Da die Linken ihren Ursprungsantrag noch einmal überarbeitet haben, zogen die Grünen ihren Antrag zurück, da ihre Punkte mit berücksichtigt wurden. SPD und Freibeuter zogen ihren Antrag nicht zurück, auch wenn er am Ende keine Mehrheit fand.
Dafür steht ihr Anliegen eigentlich auch im Linke-Antrag, wenn auch etwas entschärft: „Der Oberbürgermeister wird beauftragt, zu prüfen, wie nach Fertigstellung des Quartiers eine Verbesserung des ÖPNV-Angebotes erreicht werden kann.“
CDU und AfD hielten sich in der Diskussion komplett zurück, stimmten am Ende aber auch gegen den Änderungsantrag der Linken.
Aber Michael Neuhaus hat mit der Andeutung auf jeden Fall recht, dass dieses geplante Wohngebiet nicht wirklich zu all den verheißungsvollen Mobilitäts-, Klimaschutz- und und Wohnkonzepten der Stadt passt. Die Diskussion machte eher sichtbar, wie schwer es Investoren fällt, eine andere, klimaverträgliche Wohnweise überhaupt zu denken.
Noch scheint die Überzeugung vorzuherrschen, dass das vom Auto dominierte Wohnmodell des 20. Jahrhunderts auch bei Leipziger Bauvorhaben noch immer richtungsweisend ist. Was auch daran liegt, dass man eigentlich nur auf eine zahlungskräftige Klientel zielt, die auf Auto und Stellplätze am Haus Wert legt, also eigentlich für eine Minderheit baut, deren Lebensstil überhaupt nicht umwelt- und klimaverträglich ist.

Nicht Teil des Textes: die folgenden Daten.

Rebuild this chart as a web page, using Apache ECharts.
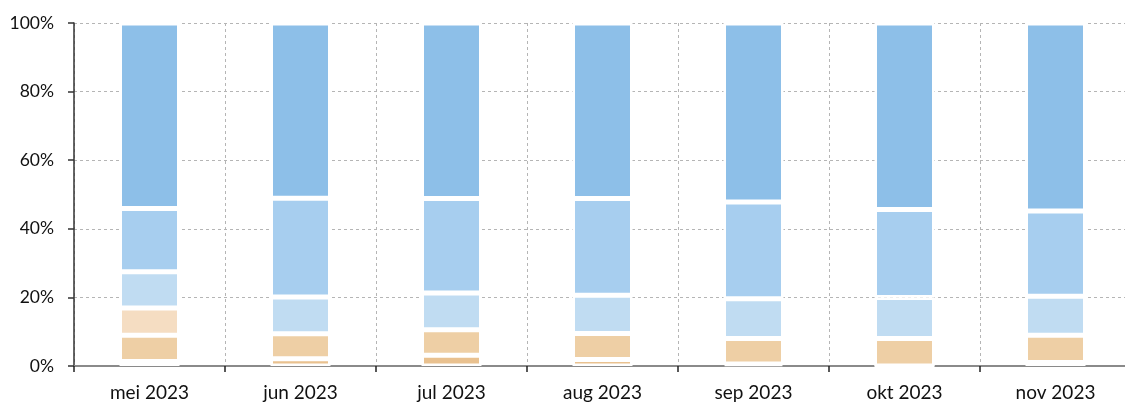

Es war eigentlich ein sehr zahmes Vorspiel für ganz andere Debatten, die künftig auch auf Leipzig zukommen, dann, wenn Stadträte und Verwaltung wirklich begriffen haben, welche Veränderungen im Gewohnten selbst die eher zahmen Klimaschutz- und Mobilitätskonzepte, die es jetzt schon gibt, künftig erfordern.